Recorded data
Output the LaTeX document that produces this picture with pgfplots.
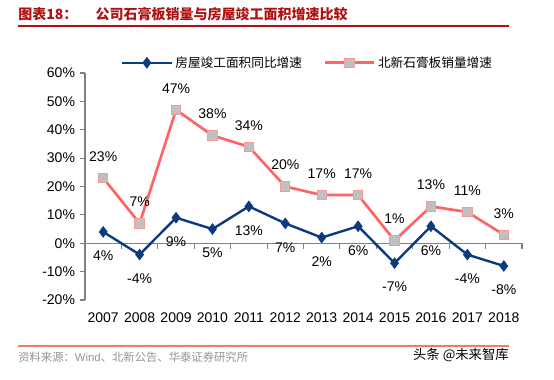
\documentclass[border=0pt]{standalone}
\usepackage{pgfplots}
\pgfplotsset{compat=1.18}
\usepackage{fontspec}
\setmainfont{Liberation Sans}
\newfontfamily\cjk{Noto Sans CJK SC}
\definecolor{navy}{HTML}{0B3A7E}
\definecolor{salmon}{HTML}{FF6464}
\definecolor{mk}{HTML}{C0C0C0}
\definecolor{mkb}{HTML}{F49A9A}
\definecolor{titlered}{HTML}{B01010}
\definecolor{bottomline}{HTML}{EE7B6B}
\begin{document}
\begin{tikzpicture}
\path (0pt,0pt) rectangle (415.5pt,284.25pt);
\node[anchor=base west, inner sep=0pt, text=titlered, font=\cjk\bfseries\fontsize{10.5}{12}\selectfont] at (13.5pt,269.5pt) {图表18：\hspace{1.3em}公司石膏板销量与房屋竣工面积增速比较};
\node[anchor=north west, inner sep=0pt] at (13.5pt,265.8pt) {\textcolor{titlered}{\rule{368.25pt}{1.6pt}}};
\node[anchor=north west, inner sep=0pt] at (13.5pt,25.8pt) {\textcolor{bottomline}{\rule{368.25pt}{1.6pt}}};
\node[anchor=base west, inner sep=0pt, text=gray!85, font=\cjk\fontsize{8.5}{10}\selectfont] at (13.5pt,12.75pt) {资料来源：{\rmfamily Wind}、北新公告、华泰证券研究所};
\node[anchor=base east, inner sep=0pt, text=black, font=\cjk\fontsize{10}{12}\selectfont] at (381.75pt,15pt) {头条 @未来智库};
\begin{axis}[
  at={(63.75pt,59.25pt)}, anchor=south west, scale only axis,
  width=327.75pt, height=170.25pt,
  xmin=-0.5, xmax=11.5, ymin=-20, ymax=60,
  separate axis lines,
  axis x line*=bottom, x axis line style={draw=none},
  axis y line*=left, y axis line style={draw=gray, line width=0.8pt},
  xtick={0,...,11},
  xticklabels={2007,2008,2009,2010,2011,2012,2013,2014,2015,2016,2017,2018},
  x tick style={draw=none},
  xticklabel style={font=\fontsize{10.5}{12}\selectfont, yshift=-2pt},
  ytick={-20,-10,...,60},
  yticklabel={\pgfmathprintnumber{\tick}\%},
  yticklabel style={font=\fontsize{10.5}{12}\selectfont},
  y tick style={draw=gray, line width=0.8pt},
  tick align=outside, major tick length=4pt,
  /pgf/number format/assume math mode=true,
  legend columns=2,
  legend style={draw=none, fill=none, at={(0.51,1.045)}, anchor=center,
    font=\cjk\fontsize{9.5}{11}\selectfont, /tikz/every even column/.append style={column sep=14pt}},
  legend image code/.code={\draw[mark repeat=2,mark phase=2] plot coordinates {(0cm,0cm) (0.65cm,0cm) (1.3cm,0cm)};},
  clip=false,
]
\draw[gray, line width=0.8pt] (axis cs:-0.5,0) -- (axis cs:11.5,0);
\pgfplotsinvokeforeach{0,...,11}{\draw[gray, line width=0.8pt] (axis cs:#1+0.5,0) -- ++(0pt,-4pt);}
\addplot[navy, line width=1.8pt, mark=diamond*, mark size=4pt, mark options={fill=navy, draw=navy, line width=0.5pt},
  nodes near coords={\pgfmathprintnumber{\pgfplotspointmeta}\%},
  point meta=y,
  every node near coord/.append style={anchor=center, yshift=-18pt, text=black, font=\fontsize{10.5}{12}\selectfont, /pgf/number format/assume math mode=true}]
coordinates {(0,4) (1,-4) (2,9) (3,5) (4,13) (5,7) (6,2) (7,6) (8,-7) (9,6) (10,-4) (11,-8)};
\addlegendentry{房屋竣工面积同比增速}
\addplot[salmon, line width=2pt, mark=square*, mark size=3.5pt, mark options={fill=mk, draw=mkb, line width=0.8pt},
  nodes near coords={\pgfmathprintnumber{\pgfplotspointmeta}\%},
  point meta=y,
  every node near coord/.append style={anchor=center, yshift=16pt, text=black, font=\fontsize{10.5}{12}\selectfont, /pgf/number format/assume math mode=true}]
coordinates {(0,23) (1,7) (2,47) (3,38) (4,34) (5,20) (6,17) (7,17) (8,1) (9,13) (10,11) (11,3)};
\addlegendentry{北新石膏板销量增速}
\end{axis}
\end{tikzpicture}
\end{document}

--

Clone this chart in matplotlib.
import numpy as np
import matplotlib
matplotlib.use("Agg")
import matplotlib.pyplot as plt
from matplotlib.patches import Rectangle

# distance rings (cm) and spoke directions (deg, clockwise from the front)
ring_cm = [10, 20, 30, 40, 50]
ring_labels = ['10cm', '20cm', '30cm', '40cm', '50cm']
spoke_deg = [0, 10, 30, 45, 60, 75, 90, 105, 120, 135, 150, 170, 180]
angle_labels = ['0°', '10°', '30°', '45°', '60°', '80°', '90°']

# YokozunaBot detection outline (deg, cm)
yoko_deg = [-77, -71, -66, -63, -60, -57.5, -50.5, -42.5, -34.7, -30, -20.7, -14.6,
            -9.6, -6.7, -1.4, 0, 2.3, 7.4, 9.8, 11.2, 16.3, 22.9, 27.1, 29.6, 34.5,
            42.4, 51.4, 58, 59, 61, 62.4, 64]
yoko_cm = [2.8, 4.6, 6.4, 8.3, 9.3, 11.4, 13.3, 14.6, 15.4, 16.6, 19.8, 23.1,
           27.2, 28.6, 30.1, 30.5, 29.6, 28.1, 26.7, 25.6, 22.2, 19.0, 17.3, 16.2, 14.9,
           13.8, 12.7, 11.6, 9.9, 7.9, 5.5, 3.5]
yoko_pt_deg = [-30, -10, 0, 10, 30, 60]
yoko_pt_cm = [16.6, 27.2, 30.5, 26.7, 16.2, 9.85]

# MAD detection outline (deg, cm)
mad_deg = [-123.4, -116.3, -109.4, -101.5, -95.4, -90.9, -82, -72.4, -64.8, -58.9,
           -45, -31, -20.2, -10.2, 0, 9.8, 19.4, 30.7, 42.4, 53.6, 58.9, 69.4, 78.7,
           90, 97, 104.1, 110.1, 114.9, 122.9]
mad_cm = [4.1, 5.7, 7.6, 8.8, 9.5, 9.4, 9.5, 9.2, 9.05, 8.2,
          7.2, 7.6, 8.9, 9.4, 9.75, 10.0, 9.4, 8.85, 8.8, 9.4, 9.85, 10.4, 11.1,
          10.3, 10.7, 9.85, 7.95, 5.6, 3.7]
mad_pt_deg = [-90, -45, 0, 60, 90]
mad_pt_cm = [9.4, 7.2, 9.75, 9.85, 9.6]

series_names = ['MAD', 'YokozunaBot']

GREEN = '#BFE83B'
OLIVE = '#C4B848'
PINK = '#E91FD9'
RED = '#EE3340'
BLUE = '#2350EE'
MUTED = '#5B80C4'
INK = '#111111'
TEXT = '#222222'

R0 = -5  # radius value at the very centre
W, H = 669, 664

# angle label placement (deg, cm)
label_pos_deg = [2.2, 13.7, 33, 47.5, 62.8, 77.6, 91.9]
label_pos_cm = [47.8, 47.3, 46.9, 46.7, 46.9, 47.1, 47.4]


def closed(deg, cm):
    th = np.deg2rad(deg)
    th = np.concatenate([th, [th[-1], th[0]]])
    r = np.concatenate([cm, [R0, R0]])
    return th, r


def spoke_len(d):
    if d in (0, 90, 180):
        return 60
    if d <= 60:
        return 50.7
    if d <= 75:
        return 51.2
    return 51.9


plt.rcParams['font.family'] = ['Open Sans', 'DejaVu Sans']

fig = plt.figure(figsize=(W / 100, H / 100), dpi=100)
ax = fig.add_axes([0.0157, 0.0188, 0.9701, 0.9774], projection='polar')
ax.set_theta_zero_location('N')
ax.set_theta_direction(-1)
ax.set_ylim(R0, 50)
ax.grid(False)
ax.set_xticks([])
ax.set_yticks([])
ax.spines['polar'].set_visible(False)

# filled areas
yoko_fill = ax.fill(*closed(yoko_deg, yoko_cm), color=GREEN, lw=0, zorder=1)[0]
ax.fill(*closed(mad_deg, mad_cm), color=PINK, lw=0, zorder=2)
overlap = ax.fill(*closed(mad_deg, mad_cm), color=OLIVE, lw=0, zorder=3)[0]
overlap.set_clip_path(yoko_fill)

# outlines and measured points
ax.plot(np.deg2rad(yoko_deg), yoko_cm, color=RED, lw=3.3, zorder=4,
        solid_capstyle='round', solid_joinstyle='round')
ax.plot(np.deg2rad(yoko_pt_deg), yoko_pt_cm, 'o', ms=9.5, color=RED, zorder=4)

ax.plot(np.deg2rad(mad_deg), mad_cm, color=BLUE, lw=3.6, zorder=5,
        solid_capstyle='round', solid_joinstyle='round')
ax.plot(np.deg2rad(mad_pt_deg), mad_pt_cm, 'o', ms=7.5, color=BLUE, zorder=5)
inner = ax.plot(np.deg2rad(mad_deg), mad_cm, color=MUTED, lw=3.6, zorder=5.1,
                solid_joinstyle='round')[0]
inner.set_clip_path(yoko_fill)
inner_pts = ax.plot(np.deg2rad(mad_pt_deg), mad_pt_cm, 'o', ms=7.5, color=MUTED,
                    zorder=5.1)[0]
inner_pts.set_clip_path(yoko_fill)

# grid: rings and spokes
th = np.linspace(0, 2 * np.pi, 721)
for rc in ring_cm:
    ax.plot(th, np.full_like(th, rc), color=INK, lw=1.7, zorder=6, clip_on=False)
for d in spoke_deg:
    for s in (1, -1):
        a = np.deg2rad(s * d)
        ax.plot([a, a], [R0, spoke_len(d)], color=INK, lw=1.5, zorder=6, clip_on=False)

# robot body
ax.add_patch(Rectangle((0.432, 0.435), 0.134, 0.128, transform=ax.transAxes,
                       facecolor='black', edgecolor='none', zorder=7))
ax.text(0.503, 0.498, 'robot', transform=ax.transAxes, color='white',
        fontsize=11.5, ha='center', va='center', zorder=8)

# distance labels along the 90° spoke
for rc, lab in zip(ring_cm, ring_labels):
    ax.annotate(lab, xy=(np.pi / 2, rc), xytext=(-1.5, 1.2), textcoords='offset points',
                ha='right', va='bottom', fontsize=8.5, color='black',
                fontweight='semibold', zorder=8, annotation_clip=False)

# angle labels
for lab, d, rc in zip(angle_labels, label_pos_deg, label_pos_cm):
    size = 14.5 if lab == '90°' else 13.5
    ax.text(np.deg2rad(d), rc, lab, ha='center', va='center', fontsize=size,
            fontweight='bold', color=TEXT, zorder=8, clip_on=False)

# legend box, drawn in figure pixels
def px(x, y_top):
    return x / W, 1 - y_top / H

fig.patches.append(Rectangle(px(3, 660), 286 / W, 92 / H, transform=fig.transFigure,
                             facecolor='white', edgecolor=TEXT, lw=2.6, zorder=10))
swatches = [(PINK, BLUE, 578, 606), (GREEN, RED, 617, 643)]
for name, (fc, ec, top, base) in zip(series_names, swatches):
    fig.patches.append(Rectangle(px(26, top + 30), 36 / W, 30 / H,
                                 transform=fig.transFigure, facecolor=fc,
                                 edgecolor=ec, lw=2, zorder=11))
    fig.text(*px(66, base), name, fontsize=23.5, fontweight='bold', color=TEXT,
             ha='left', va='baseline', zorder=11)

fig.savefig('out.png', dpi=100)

* [EXERCISE GOAL]
Everything from the line with "Clone this chart in matplotlib." through the line with "from matplotlib.patches import Rectangle", both ends included, should be repeated exactly; nothing else should appear.

* [CORRECT ANSWER]
Clone this chart in matplotlib.
import numpy as np
import matplotlib
matplotlib.use("Agg")
import matplotlib.pyplot as plt
from matplotlib.patches import Rectangle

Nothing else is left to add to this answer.